Well, its a Saturday evening here on the home place and I’m plum tuckered out tonight. Didn’t do anything big or special to make me tuckered out, just allot of little things with the cattle today. Plus I’m on the verge of starting silage making which is intense when we start. Hoping to get that done in a week or so and behind us so I can get going on fall jobs that I enjoy. Not that I don’t enjoy making a couple thousand tons of silage, smells good and don’t itch, but its one of those things that I’d rather have behind me than in front of me. Just getting a few things ready for church tomorrow, got some speaking to do there, nothing much, nothing like last Sunday’s outdoor event where I was blown away by how good it went. Trouble is tomorrow I won’t be speaking with my cowboy hat, durn. Every day is a bad hair day for this cattleman.

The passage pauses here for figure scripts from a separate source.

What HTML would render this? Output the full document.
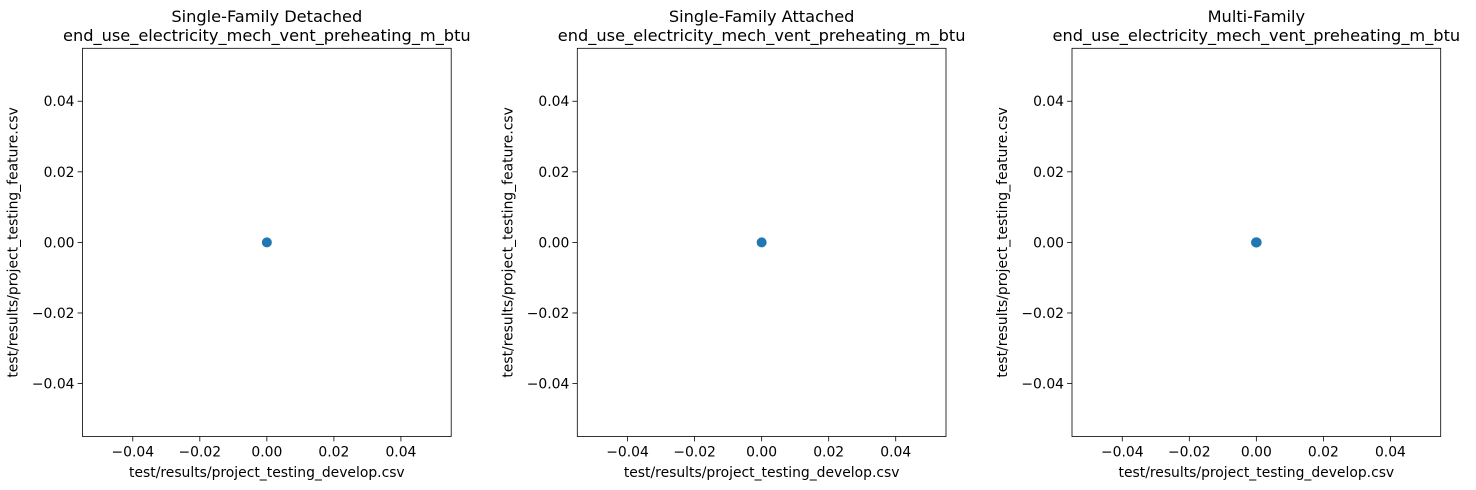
<!DOCTYPE html>
<html><head><meta charset="utf-8"><style>
body{margin:0;background:#fff;}
svg{display:block;font-family:"DejaVu Sans","Liberation Sans",sans-serif;}
</style></head><body>
<svg id="fig" width="1476" height="490" viewBox="0 0 1476 490"></svg>
<script>
const panelTitles = ["Single-Family Detached", "Single-Family Attached", "Multi-Family"];
const metricName = "end_use_electricity_mech_vent_preheating_m_btu";
const xLabel = "test/results/project_testing_develop.csv";
const yLabel = "test/results/project_testing_feature.csv";
const tickValues = [-0.04, -0.02, 0.00, 0.02, 0.04];
const tickLabels = ["\u22120.04", "\u22120.02", "0.00", "0.02", "0.04"];
const axisMin = -0.055, axisMax = 0.055;
const sfdX = [0], sfdY = [0];
const sfaX = [0], sfaY = [0];
const mfX = [0, 0, 0.0001, -0.0001], mfY = [0, 0, 0, 0];
const seriesX = [sfdX, sfaX, mfX], seriesY = [sfdY, sfaY, mfY];

const NS = "http://www.w3.org/2000/svg";
const svgEl = document.getElementById('fig');
function mk(tag, attrs, parent){const e=document.createElementNS(NS,tag);for(const k in attrs)e.setAttribute(k,attrs[k]);(parent||svgEl).appendChild(e);return e;}
const lefts = [82.5, 577.3, 1072];
const plotW = 368.7, plotTop = 48.3, plotBottom = 436.5;
panelTitles.forEach((t, i) => {
  const L = lefts[i], R = L + plotW;
  const g = mk('g', {});
  
  
  const xs = v => L + (v - axisMin) / (axisMax - axisMin) * plotW;
  const ys = v => plotBottom - (v - axisMin) / (axisMax - axisMin) * (plotBottom - plotTop);
  const cx = (L + R) / 2;
  const tt = mk('text', {x: cx, y: 22, 'text-anchor': 'middle', 'font-size': 16.2, fill: '#000'}, g);
  tt.textContent = t;
  
  
  const t2 = mk('text', {x: cx, y: 41, 'text-anchor': 'middle', 'font-size': 16.2, fill: '#000'}, g);
  t2.textContent = metricName;
  
  
  tickValues.forEach((v, k) => {
    const x = xs(v), y = ys(v);
    mk('line', {x1: x, x2: x, y1: plotBottom, y2: plotBottom + 4.9, stroke: '#000', 'stroke-width': 0.8}, g);
    const lx = mk('text', {x: x, y: plotBottom + 20, 'text-anchor': 'middle', 'font-size': 13.9}, g);
    lx.textContent = tickLabels[k];
    
    
    mk('line', {x1: L - 4.9, x2: L, y1: y, y2: y, stroke: '#000', 'stroke-width': 0.8}, g);
    const ly = mk('text', {x: L - 8, y: y + 5, 'text-anchor': 'end', 'font-size': 13.9}, g);
    ly.textContent = tickLabels[k];
    
    
  });
  const xl = mk('text', {x: cx, y: 477, 'text-anchor': 'middle', 'font-size': 13.9}, g);
  xl.textContent = xLabel;
  
  
  const yx = L - 65, yy = (plotTop + plotBottom) / 2;
  const yl = mk('text', {x: yx, y: yy, 'text-anchor': 'middle', 'font-size': 13.9, transform: `rotate(-90 ${yx} ${yy})`}, g);
  yl.textContent = yLabel;
  
  
  seriesX[i].forEach((xv, k) => {
    const c = mk('circle', {cx: xs(xv), cy: ys(seriesY[i][k]), r: 5, fill: '#1f77b4'}, g);
    
    
  });
  const fr = mk('rect', {x: L, y: plotTop, width: plotW, height: plotBottom - plotTop, fill: 'none', stroke: '#000', 'stroke-width': 0.8}, g);
  
  
});
</script>
</body></html>
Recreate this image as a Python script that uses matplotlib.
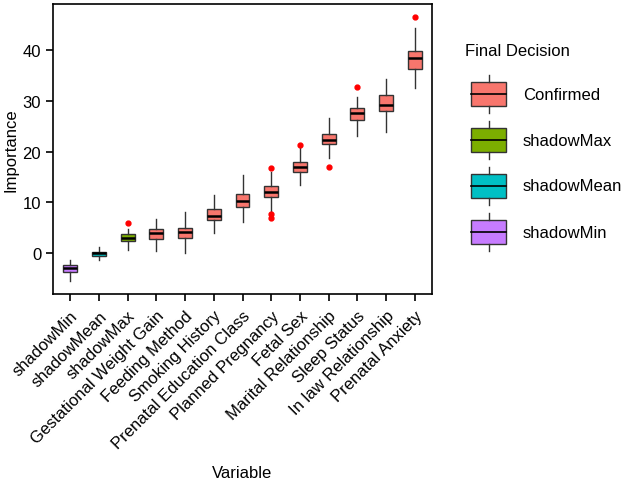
import matplotlib.pyplot as plt
import matplotlib.transforms as mtransforms
from matplotlib.patches import Rectangle

plt.rcParams['font.family'] = ['Liberation Sans', 'DejaVu Sans']

# variables in plotted order
variables = [
    "shadowMin", "shadowMean", "shadowMax", "Gestational Weight Gain",
    "Feeding Method", "Smoking History", "Prenatal Education Class",
    "Planned Pregnancy", "Fetal Sex", "Marital Relationship",
    "Sleep Status", "In law Relationship", "Prenatal Anxiety",
]
decision = [
    "shadowMin", "shadowMean", "shadowMax", "Confirmed", "Confirmed",
    "Confirmed", "Confirmed", "Confirmed", "Confirmed", "Confirmed",
    "Confirmed", "Confirmed", "Confirmed",
]

# box stats
whisker_low = [-5.4, -1.4, 0.7, 0.4, 0.0, 4.0, 6.2, 8.3, 13.4, 18.7, 23.0, 23.75, 32.5]
q1 = [-3.6, -0.45, 2.35, 2.75, 3.0, 6.55, 9.1, 11.0, 15.9, 21.5, 26.2, 27.9, 36.3]
median = [-2.95, 0.0, 3.1, 3.9, 4.25, 7.33, 10.35, 12.1, 16.9, 22.3, 27.6, 29.1, 38.35]
q3 = [-2.3, 0.3, 3.8, 4.8, 5.0, 8.7, 11.7, 13.15, 18.0, 23.5, 28.6, 31.2, 39.7]
whisker_high = [-1.24, 1.2, 4.8, 6.7, 8.05, 11.45, 15.4, 16.0, 20.6, 26.6, 30.8, 34.2, 44.2]
outliers = [[], [], [5.95], [], [], [], [], [16.8, 7.65, 7.0], [21.3], [17.0], [32.7], [], [46.5]]

legend_names = ["Confirmed", "shadowMax", "shadowMean", "shadowMin"]
palette = {
    "Confirmed": "#F8766D",
    "shadowMax": "#7CAE00",
    "shadowMean": "#00BFC4",
    "shadowMin": "#C77CFF",
}

fig = plt.figure(figsize=(6.24, 4.85), dpi=100)
ax = fig.add_axes([53 / 624, 1 - 295 / 485, 379 / 624, 290 / 485])

stats = []
for i, name in enumerate(variables):
    stats.append({
        "label": name, "whislo": whisker_low[i], "q1": q1[i], "med": median[i],
        "q3": q3[i], "whishi": whisker_high[i], "fliers": outliers[i],
    })

bp = ax.bxp(
    stats, positions=range(len(variables)), widths=0.48, patch_artist=True,
    showcaps=False,
    boxprops=dict(edgecolor="#333333", linewidth=1.0),
    whiskerprops=dict(color="#333333", linewidth=1.0),
    medianprops=dict(color="black", linewidth=1.8),
    flierprops=dict(marker="o", markerfacecolor="red", markeredgecolor="red",
                    markersize=3.5, linestyle="none"),
)
for patch, d in zip(bp["boxes"], decision):
    patch.set_facecolor(palette[d])

ax.set_xlim(-0.6, len(variables) - 0.4)
ax.set_ylim(-8.0, 49.0)
ax.set_yticks([0, 10, 20, 30, 40])
ax.set_xticks(range(len(variables)))
ax.set_xticklabels(variables, rotation=45, ha="right", rotation_mode="anchor")
ax.tick_params(axis="both", labelsize=12, length=5, width=1.2, color="black",
               labelcolor="black")
# nudge the angled labels slightly down, as in the original
shift = mtransforms.ScaledTranslation(0, -2 / 100, fig.dpi_scale_trans)
for lab in ax.get_xticklabels():
    lab.set_transform(lab.get_transform() + shift)
for s in ax.spines.values():
    s.set_linewidth(1.2)
    s.set_color("black")
ax.set_xlabel("Variable", fontsize=12)
ax.set_ylabel("Importance", fontsize=12)
ax.yaxis.set_label_coords(-0.09, 0.5)
ax.xaxis.set_label_coords(0.5, -0.59)

# legend drawn as small boxplot keys
fig.text(465 / 624, 1 - 52 / 485, "Final Decision", fontsize=12, va="center")
for k, name in enumerate(legend_names):
    yc = 1 - (95 + 46 * k) / 485
    x0, w = 471 / 624, 35 / 624
    h = 24 / 485
    fig.add_artist(Rectangle((x0, yc - h / 2), w, h, transform=fig.transFigure,
                             facecolor=palette[name], edgecolor="#333333", lw=1.0))
    fig.add_artist(plt.Line2D([x0, x0 + w], [yc, yc], transform=fig.transFigure,
                              color="black", lw=1.2))
    xm = x0 + w / 2
    fig.add_artist(plt.Line2D([xm, xm], [yc + h / 2, yc + h / 2 + 7 / 485],
                              transform=fig.transFigure, color="#333333", lw=1.0))
    fig.add_artist(plt.Line2D([xm, xm], [yc - h / 2, yc - h / 2 - 7 / 485],
                              transform=fig.transFigure, color="#333333", lw=1.0))
    fig.text(523 / 624, yc, name, fontsize=12, va="center")

fig.savefig("out.png", dpi=100)
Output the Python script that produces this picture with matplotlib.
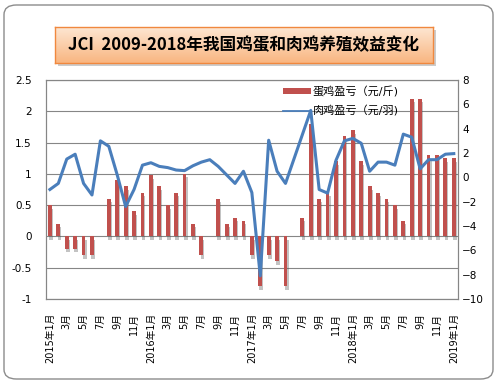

 “For we walk by faith, not by sight.” 2 Corinthians 5:7

Now one of my favorite subjects is faith, could talk about it till the cows come home, and if they’re out in a lush alfalfa field as they were today, (against my wishes), they ain’t coming home on their own anytime soon. One thing I know in life is that when we have some faith in Jesus, its a whole new ball game. Years ago I was so hungry for this, but I will admit, in religion its not important. There its more important to follow man made rules and such. Oh how many decades did I hunger for God, but always had religion instead.

Years back, when I finally gave up on religion and this old world and came to the altar something happened. Something incredible. I found what I had always been looking for. I found God! Finally! And found out that God is the same now as He was back in them Bible days of old. Right off the bat, without even realizing it, I was using simple faith. I’d read it in the Bible, let er soak in, and believe it, and as folks that know me say, “Tom, you learn it, you believe it, and you apply it!” Well, I don’t want to be a braggart, but looking back its true enough. And I couldn’t imagine any other way once a person comes face to face with a merciful and loving God.

A fella just gotta walk the walk by believing Jesus. Simple as that, just believe. Oh how I love simple because over the years I’ve found out that simple is the most powerful faith. Simply believing Jesus. And that’s when heaven comes to earth and there are no exceptions.